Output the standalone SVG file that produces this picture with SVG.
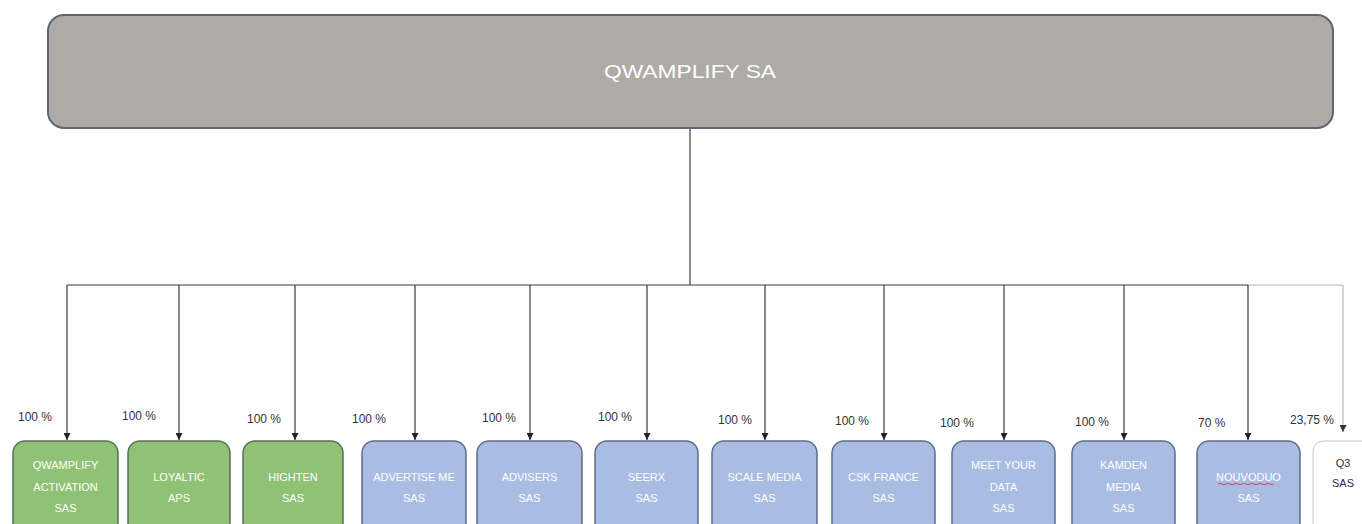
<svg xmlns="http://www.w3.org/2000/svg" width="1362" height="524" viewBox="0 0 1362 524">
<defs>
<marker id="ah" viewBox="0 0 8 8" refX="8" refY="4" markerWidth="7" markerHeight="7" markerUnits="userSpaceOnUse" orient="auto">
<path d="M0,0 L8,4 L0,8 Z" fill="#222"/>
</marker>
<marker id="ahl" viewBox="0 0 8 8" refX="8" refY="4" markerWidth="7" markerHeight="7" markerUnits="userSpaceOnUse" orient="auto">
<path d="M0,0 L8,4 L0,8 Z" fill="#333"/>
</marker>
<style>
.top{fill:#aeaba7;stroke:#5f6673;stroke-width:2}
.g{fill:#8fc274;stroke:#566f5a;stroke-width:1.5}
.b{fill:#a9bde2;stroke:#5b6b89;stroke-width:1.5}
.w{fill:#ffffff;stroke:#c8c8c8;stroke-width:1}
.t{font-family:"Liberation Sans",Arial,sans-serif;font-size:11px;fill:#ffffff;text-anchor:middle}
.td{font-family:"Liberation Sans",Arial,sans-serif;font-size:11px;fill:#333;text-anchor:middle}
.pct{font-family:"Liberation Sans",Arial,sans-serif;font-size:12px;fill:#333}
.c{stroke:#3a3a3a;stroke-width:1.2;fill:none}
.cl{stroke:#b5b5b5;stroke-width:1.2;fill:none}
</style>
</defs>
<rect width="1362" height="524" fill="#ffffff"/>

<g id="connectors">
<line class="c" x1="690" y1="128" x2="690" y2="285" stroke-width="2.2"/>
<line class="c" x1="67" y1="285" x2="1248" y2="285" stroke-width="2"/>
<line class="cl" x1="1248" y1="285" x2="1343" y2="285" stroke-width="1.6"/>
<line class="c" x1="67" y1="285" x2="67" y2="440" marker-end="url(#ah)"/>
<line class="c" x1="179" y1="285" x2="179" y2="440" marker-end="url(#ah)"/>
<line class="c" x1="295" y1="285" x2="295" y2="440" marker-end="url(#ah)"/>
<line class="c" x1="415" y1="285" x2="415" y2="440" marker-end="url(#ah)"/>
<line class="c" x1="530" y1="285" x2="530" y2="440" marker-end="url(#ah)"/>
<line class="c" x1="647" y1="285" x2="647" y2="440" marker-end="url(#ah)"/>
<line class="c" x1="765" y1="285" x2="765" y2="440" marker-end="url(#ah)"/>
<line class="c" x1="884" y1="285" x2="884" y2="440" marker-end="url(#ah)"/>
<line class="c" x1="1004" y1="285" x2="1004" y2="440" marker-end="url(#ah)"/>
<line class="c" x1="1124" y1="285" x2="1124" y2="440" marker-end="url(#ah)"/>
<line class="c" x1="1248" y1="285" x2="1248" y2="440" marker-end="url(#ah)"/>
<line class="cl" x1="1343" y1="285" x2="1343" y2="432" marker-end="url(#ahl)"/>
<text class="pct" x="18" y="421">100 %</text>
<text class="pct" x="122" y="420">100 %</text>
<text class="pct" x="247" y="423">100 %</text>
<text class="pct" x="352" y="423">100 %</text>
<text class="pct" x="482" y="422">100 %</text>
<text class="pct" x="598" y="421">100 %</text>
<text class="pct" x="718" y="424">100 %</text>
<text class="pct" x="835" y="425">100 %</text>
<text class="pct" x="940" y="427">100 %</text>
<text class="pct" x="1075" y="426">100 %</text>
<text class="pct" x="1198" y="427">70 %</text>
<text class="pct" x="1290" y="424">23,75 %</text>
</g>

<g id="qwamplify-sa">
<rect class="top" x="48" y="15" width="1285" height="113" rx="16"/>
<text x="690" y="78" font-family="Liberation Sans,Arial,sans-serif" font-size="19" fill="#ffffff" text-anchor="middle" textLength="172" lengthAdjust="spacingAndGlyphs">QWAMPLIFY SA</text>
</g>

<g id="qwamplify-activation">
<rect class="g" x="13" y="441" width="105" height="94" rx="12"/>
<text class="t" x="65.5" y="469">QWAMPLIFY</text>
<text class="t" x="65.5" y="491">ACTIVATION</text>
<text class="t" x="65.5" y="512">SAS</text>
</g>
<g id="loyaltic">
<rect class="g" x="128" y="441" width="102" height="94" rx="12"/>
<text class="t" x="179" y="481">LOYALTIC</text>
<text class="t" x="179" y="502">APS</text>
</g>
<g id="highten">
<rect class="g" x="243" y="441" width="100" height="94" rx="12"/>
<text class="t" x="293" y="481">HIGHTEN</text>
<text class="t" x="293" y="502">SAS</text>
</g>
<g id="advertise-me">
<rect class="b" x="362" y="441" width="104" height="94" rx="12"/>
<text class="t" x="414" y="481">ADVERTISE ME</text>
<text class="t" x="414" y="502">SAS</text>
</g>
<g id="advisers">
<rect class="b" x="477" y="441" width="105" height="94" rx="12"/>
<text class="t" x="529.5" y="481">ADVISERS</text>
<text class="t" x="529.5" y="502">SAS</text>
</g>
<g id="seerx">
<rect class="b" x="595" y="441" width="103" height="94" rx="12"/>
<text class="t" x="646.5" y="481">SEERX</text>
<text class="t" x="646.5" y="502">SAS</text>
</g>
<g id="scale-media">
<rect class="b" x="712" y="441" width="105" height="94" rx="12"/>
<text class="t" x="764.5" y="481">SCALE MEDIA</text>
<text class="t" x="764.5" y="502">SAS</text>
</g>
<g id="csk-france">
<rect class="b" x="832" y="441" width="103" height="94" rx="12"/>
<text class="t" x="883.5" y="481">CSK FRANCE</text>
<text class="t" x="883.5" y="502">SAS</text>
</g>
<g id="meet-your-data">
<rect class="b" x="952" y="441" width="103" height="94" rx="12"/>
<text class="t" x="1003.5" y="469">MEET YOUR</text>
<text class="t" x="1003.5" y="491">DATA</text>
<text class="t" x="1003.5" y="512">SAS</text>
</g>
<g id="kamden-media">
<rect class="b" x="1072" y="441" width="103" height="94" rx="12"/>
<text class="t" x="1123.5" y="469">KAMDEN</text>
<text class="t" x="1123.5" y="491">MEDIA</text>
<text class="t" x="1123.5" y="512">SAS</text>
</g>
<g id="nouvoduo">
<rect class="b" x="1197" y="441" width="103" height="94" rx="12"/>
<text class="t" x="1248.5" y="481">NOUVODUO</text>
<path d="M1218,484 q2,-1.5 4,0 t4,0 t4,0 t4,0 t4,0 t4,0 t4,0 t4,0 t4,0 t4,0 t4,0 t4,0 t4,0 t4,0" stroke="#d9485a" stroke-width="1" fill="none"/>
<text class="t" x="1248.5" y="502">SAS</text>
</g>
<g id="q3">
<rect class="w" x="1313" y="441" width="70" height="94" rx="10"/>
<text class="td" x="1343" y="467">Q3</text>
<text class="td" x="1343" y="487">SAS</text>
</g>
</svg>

# # # #

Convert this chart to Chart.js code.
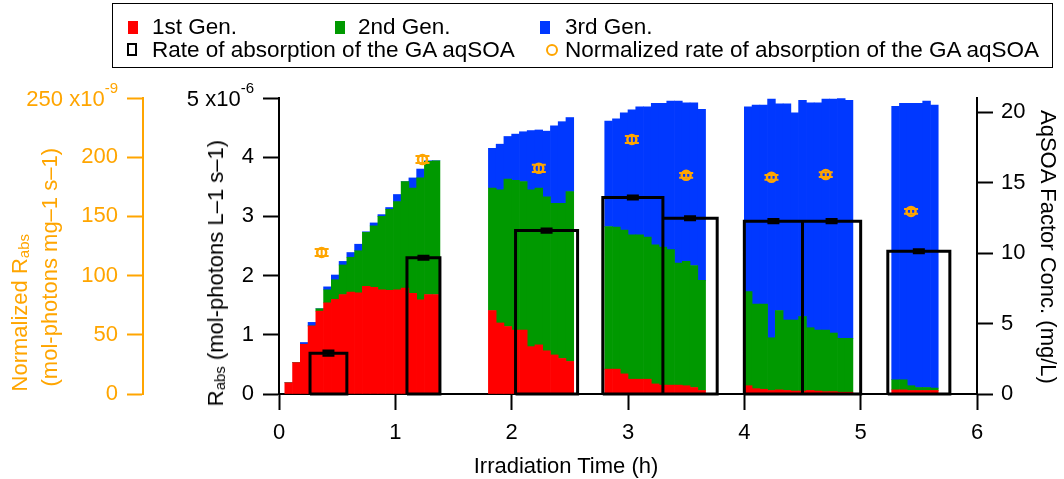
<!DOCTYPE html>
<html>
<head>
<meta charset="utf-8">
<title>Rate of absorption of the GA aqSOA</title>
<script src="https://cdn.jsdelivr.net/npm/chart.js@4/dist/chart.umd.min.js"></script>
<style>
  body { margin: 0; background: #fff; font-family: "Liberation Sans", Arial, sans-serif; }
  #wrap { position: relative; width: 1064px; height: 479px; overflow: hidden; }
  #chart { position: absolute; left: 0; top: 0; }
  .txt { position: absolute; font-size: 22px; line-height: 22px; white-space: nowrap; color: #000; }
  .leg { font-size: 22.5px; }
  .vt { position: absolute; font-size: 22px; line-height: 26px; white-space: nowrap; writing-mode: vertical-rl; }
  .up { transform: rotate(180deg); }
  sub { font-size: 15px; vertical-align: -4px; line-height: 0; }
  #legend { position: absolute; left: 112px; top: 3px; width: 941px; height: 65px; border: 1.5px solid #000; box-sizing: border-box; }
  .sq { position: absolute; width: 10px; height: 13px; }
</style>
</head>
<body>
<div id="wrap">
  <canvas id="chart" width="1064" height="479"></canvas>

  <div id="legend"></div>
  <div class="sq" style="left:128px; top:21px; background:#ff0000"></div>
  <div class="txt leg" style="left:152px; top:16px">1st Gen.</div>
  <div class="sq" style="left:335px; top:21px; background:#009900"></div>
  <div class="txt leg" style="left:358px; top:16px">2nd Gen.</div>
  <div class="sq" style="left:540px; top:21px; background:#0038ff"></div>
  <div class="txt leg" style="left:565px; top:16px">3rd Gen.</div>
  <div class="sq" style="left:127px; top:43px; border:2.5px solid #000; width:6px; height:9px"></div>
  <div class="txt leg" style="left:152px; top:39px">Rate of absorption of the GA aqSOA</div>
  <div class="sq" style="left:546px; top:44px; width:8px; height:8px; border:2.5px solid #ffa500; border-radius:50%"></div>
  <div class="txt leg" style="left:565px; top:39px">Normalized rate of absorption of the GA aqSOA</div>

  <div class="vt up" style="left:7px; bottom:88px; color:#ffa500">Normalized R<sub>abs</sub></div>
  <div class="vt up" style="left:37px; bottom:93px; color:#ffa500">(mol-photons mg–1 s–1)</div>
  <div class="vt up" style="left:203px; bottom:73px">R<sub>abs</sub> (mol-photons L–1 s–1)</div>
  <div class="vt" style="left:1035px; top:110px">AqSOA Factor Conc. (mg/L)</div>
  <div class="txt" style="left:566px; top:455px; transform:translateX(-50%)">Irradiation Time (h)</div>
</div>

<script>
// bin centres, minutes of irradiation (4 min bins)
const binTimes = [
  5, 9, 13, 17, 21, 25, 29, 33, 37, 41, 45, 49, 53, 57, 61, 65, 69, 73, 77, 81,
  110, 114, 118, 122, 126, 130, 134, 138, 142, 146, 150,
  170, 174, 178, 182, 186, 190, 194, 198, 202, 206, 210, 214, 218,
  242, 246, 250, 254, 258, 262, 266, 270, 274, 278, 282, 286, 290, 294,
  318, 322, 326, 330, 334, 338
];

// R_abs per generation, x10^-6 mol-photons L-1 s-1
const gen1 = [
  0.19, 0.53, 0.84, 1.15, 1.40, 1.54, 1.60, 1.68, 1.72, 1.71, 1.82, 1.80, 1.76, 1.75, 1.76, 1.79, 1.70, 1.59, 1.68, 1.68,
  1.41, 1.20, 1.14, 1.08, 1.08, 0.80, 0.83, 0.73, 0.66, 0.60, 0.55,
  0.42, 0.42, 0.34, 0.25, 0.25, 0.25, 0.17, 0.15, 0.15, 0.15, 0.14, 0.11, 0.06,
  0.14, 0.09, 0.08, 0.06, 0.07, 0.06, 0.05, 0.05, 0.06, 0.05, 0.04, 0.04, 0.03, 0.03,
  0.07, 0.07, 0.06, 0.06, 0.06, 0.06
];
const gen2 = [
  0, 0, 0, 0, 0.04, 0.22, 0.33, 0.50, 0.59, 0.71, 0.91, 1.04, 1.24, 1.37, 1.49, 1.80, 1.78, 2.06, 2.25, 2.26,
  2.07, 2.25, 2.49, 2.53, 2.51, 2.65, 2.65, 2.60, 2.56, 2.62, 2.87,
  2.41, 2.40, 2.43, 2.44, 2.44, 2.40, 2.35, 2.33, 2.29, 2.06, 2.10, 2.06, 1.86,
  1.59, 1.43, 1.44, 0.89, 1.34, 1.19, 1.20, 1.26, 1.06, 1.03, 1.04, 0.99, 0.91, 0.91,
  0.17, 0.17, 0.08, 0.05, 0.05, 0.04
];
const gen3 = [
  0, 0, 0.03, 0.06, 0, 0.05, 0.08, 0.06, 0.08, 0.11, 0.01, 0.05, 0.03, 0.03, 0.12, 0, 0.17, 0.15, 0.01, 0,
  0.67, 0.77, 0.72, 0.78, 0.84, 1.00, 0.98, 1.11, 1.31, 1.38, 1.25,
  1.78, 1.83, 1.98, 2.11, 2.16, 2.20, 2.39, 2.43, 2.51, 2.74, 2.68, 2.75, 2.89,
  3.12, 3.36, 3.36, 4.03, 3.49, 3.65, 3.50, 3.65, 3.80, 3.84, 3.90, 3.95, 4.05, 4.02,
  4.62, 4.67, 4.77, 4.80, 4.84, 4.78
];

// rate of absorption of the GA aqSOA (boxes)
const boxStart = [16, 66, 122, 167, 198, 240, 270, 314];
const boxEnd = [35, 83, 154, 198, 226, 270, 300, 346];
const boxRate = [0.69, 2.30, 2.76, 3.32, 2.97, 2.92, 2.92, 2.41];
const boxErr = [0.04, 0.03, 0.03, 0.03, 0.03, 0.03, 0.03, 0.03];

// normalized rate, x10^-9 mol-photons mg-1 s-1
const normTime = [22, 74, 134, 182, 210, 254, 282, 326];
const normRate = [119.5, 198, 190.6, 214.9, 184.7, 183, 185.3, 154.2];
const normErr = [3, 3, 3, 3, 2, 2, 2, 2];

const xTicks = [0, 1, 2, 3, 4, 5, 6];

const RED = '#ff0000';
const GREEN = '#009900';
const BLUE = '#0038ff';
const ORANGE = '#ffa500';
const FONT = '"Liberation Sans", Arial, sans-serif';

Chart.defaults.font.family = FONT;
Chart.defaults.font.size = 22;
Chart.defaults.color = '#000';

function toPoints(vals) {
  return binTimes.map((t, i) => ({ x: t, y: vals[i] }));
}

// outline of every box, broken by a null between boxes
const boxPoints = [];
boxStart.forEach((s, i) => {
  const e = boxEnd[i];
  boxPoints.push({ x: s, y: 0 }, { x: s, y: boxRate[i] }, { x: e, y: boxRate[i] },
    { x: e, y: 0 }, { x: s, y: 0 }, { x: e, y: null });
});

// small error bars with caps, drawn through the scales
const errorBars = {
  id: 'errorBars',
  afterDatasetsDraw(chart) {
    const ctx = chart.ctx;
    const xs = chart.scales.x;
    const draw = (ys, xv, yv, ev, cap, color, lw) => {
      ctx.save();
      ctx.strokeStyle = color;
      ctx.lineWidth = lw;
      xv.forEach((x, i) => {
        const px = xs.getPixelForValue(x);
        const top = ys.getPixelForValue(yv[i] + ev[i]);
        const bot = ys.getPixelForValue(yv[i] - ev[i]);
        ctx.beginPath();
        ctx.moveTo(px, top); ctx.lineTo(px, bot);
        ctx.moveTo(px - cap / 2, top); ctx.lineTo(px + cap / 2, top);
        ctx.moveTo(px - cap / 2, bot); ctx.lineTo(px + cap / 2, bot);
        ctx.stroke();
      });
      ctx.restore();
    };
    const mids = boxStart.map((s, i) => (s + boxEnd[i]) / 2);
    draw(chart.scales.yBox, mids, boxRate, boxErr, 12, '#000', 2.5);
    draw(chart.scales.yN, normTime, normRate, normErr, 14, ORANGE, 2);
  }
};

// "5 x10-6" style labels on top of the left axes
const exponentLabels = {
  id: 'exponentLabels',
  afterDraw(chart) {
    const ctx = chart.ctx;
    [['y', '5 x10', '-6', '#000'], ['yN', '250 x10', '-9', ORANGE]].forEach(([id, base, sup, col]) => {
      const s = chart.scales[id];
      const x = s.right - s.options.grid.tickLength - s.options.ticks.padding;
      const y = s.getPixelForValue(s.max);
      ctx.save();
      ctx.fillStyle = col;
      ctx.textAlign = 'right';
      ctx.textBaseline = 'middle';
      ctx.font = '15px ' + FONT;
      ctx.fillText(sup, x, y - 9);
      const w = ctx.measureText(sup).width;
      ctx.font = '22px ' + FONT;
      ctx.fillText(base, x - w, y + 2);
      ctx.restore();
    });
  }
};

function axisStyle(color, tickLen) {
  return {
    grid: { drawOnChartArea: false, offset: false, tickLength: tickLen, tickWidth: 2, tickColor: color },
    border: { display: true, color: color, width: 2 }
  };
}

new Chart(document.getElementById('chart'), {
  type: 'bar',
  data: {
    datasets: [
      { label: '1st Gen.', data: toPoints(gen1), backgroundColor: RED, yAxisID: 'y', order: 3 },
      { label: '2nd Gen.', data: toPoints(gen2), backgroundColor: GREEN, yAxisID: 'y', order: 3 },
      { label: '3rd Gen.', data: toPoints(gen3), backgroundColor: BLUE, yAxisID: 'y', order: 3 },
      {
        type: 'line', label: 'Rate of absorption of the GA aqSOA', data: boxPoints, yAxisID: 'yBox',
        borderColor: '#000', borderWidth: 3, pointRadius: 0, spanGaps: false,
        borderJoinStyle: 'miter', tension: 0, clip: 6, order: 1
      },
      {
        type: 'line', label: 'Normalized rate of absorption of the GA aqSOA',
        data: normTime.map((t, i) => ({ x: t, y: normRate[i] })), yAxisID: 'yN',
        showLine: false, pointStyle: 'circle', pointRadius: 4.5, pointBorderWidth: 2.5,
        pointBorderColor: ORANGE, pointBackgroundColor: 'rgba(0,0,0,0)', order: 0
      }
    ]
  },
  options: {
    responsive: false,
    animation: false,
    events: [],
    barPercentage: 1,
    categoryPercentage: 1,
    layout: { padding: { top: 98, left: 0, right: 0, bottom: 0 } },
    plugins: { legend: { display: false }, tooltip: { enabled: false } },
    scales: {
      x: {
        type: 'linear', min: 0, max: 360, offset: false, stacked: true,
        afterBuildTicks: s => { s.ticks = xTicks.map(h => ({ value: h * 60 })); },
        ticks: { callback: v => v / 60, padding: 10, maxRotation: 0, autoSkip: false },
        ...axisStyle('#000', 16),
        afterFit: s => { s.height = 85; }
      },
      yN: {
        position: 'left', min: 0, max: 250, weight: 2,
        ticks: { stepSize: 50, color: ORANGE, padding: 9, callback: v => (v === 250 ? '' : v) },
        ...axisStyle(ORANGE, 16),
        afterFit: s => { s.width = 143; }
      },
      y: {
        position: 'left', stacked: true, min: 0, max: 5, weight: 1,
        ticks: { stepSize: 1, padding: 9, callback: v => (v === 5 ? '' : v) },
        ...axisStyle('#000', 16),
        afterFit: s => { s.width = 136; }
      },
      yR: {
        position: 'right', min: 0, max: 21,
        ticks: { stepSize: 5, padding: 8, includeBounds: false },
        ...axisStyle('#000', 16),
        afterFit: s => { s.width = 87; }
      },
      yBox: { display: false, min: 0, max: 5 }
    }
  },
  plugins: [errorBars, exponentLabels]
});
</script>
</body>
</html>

# # # #

What is needed =>
Check each line of the entries above for the word "with". List the ones that have it.

Output =>
Output the standalone SVG file that produces this picture with SVG.
// small error bars with caps, drawn through the scales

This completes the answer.